Nous n’avons vu aucun signe de la part des autorités : ils ne sont même pas venus nous voir. L’ancien Gouverneur et notre « Mwami » étaient là seulement le jour où on a détruit nos maisons. Peut-être craignent-ils celui qui a donné l’ordre de démolition. Seulement des hommes et femmes de bonne volonté au début, et des amies et amis lointains en collaborations avec la NDSCI nous ont secourus, sans oublier les habitants de Mbobero qui n’ont pas subi de démolitions : ils nous ont accueillis dans leurs maisons ou parcelles bien que déjà petites pour eux. Nous ne savons pas si nous vivrons…
Pensez-vous que ce qui s’est passé est la volonté de Dieu ?
Non ! Cela ne vient pas de Dieu, mais d’êtres humains qui n’ont pas un cœur d’amour, de compassion. S’ils l’avaient, ils pourraient dire : « Ce sont aussi des parents comme nous : ne les faisons pas souffrir ».
Il était Président de la République et il n’y a rien que cette République ne lui ait donné, mais il est venu ravir les maisons des personnes vulnérables que nous sommes. Alors que c’est lui qui pouvait nous aider, c’est lui qui accroît notre souffrance.
Est-ce que toute la population de Mbobero partage votre détermination à continuer la lutte ?
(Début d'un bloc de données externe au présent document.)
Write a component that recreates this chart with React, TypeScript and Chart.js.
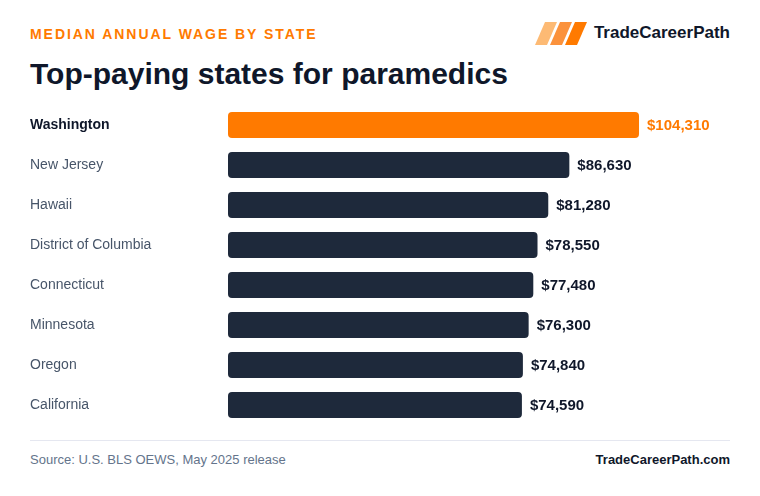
import React, { useEffect, useRef } from "react";
import { Chart, registerables } from "chart.js";

Chart.register(...registerables);

const states = [
  "Washington",
  "New Jersey",
  "Hawaii",
  "District of Columbia",
  "Connecticut",
  "Minnesota",
  "Oregon",
  "California",
];
const wages = [104310, 86630, 81280, 78550, 77480, 76300, 74840, 74590];
const highlightIndex = 0;

const ORANGE = "#ff7a00";
const NAVY = "#1e293b";
const DARK = "#0f172a";
const GREY = "#475569";
const FONT = "'Liberation Sans', Arial, Helvetica, sans-serif";

const fmt = (v: number) => "$" + v.toLocaleString("en-US");

const valueLabels = {
  id: "valueLabels",
  afterDatasetsDraw(chart: any) {
    const { ctx } = chart;
    const meta = chart.getDatasetMeta(0);
    ctx.save();
    ctx.font = `bold 15px ${FONT}`;
    ctx.textBaseline = "middle";
    ctx.textAlign = "left";
    meta.data.forEach((bar: any, i: number) => {
      ctx.fillStyle = i === highlightIndex ? ORANGE : DARK;
      ctx.fillText(fmt(wages[i]), bar.x + 8, bar.y + 1);
    });
    ctx.restore();
  },
};

export default function App() {
  const ref = useRef<HTMLCanvasElement>(null);
  useEffect(() => {
    document.body.style.margin = "0";
    const chart = new Chart(ref.current!, {
      type: "bar",
      data: {
        labels: states,
        datasets: [
          {
            data: wages,
            backgroundColor: wages.map((_, i) => (i === highlightIndex ? ORANGE : NAVY)),
            borderRadius: 4,
            borderSkipped: false,
            barPercentage: 0.65,
            categoryPercentage: 1,
          },
        ],
      },
      options: {
        indexAxis: "y",
        animation: false,
        responsive: false,
        maintainAspectRatio: false,
        layout: { padding: { left: 30, right: 30, top: 12, bottom: 12 } },
        plugins: { legend: { display: false }, tooltip: { enabled: false } },
        scales: {
          x: { display: false, min: 0, max: 127400 },
          y: {
            grid: { display: false },
            border: { display: false },
            afterFit: (s: any) => {
              s.width = 198;
            },
            ticks: {
              crossAlign: "far",
              padding: 0,
              color: (c: any) => (c.index === highlightIndex ? DARK : GREY),
              font: (c: any) => ({
                family: FONT,
                size: 14,
                weight: c.index === highlightIndex ? "bold" : "normal",
              }),
            },
          },
        },
      },
      plugins: [valueLabels],
    } as any);
    return () => chart.destroy();
  }, []);

  return (
    <div
      style={{
        position: "relative",
        width: 760,
        height: 496,
        background: "#ffffff",
        fontFamily: FONT,
        overflow: "hidden",
      }}
    >
      <div
        style={{
          position: "absolute",
          left: 30,
          top: 26,
          fontSize: 14,
          fontWeight: "bold",
          letterSpacing: 1.95,
          color: ORANGE,
          lineHeight: "16px",
        }}
      >
        MEDIAN ANNUAL WAGE BY STATE
      </div>
      <div
        style={{
          position: "absolute",
          left: 30,
          top: 56,
          fontSize: 30,
          fontWeight: "bold",
          color: DARK,
          lineHeight: "36px",
        }}
      >
        Top-paying states for paramedics
      </div>
      <svg
        style={{ position: "absolute", left: 535, top: 22 }}
        width={52}
        height={23}
        viewBox="0 0 52 23"
      >
        <polygon points="10,0 22,0 12,23 0,23" fill="#fdba74" />
        <polygon points="25,0 37,0 27,23 15,23" fill="#fb923c" />
        <polygon points="40,0 52,0 42,23 30,23" fill="#ff7a00" />
      </svg>
      <div
        style={{
          position: "absolute",
          right: 30,
          top: 23,
          fontSize: 17,
          fontWeight: "bold",
          color: DARK,
          lineHeight: "20px",
        }}
      >
        TradeCareerPath
      </div>
      <canvas
        ref={ref}
        width={760}
        height={344}
        style={{ position: "absolute", left: 0, top: 93, width: 760, height: 344 }}
      />
      <div
        style={{
          position: "absolute",
          left: 30,
          top: 440,
          width: 700,
          height: 1,
          background: "#e5e7f0",
        }}
      />
      <div
        style={{
          position: "absolute",
          left: 30,
          top: 452,
          fontSize: 13,
          color: "#64748b",
          lineHeight: "16px",
        }}
      >
        Source: U.S. BLS OEWS, May 2025 release
      </div>
      <div
        style={{
          position: "absolute",
          right: 30,
          top: 452,
          fontSize: 13,
          fontWeight: "bold",
          color: DARK,
          lineHeight: "16px",
        }}
      >
        TradeCareerPath.com
      </div>
    </div>
  );
}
La plupart de nous résistent par amour de leurs enfants. D’autres, femmes et hommes, sont morts, à cause du chagrin, n’ayant pas pu supporter la lourdeur des difficultés dans lesquelles nous nous trouvons, comme des fuyards. Une personne dort chez elle et le matin on trouve qu’elle est déjà morte. Un papa, Fidèle, en pensant qu’il avait bâti chez lui, qu’il avait des champs, qu’il y vivait bien avec sa famille, s’est senti dépassé et est devenu fou.
Avez-vous encore un mot à dire aux Autorités ?
Nous sommes fatigués de leur parler. Nous avons fait des marches, sans aucune réaction. Arrivés au Gouvernorat, on nous dit : « Rentrez, nous viendrons, nous verrons ». Et on ne les voit pas.